In those days we called it ‘dropping out’. Now it has a more respectable name i.e. ‘a gap year’, but it comes down to the same thing – taking time out before entering the real world of employment, marriage, mortgages and children.
The idea was to earn enough money to then go travelling. When the snow melted and the sun could be seen in the sky again it was our intention to make our way back home via Finland, Sweden, Denmark and the Netherlands. However the highlight was to be a trip to what is now called St Petersburg but in those days was still known as Leningrad and the Iron Curtain was still a real obstacle for those wanting to travel there.
To travel there you couldn’t just fire up the internet and book accommodation and flights, no, it was much more complicated. You had to take an organised trip which could only be booked through an accredited travel agency. And it all had to be done by post.
We found such an agency in Helsinki who arranged the trip for us – an overnight sleeper train to Leningrad with a night in a hotel followed by a return sleeper to Helsinki. Tickets to the ballet and the circus were included as well as breakfast at the hotel.
To arrange this we had to send not only the money to Helsinki but also our passports – which they held until our arrival. This necessitated crossing the border between northern Norway and Finland with only a letter from the Finnish Consul in Hammerfest to vouch for us. In the event this turned out to be a completely open border and no one asked for our passports.
We arrived in Helsinki with days to spare but as the train to Leningrad didn’t leave until 22.45 we had time to kill on the day of our departure so we decided to go to the cinema. I remember the film well. Starring Robert Redford and George Segal its American name was ‘The Hot Rock’ but in the UK it was distributed under the name ‘How to Steal a Diamond in Four Uneasy Lessons’. It was a great film but it had a disastrous effect on our trip.

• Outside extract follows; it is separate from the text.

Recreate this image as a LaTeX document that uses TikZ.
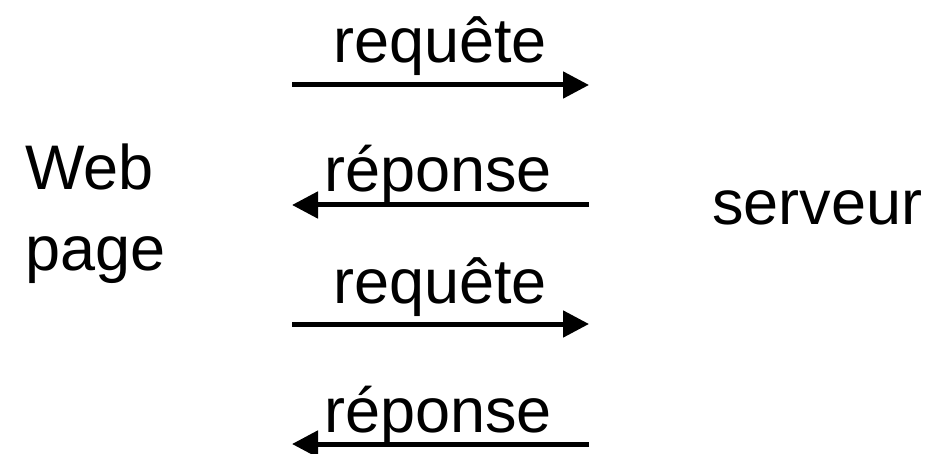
\documentclass[tikz,border=0pt]{standalone}
\usepackage{fontspec}
\setmainfont{Liberation Sans}
\usetikzlibrary{arrows.meta}
\tikzset{
  lbl/.style={inner sep=0pt, anchor=base, font=\fontsize{63}{76}\selectfont},
  msg/.style={line width=5pt, -{Triangle[length=26pt,width=26pt]}}
}
\begin{document}
\begin{tikzpicture}[x=1pt,y=-1pt]
  \useasboundingbox (0,0) rectangle (944,454);
  % client and server
  \node[lbl, anchor=base west] (web) at (25,190) {Web};
  \node[lbl, anchor=base west] (page) at (25,270) {page};
  \node[lbl, anchor=base west] (srv) at (712,225) {serveur};
  % message end points
  \coordinate (a1) at (292,85);  \coordinate (b1) at (589,85);
  \coordinate (a2) at (292,205); \coordinate (b2) at (589,205);
  \coordinate (a3) at (292,324); \coordinate (b3) at (589,324);
  \coordinate (a4) at (292,444); \coordinate (b4) at (589,444);
  % message labels
  \node[lbl] (q1) at (440,63) {requête};
  \node[lbl] (p1) at (438,192) {réponse};
  \node[lbl] (q2) at (440,303) {requête};
  \node[lbl] (p2) at (438,432) {réponse};
  % messages
  \draw[msg] (a1) -- (b1);
  \draw[msg] (b2) -- (a2);
  \draw[msg] (a3) -- (b3);
  \draw[msg] (b4) -- (a4);
\end{tikzpicture}
\end{document}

As we exited the cinema we checked our train tickets and to our absolute horror noticed that the departure time for the train was 20.45, not 22.45. We had been using a 24 hour clock for months but we had both made the elementary mistake of confusing 8 o’clock with 10 o’clock.
In a desperate hope that the train had somehow been delayed we made our way to the, by now deserted, station and confirmed that our train had indeed departed on time.
Imagine our anguish and frustration. All that thought and time and effort that had gone into planning the trip and which now counted for nought. All that eager anticipation which was seeping away as we observed the empty platforms. The level of our distress was off the scale.
The next day we turned up to the travel agency as soon as it opened in the vain hope that they could do something for us. And to our amazement they could. Within the hour they had booked us on the daytime train to Leningrad. Our hotel accommodation and return journey were safeguarded – all we had to do was to get to the station on time.
In the event we missed the ballet but managed to see the circus and also the Hermitage Museum. There, because of our long hair, we were the object of some amusement for the babushkas guarding the works of art.
And on the crowded tram on the way back to the train we were observed by an imposing looking soldier in an impressive uniform, he must have been a colonel at least, who after a while, indicated our long hair and said in a highly accented voice and with an amused smile, “The hair, it is necessary for the hitch hiking. Yes?”
If only we could have salvaged our trip by hitch hiking to Leningrad after we had missed the train.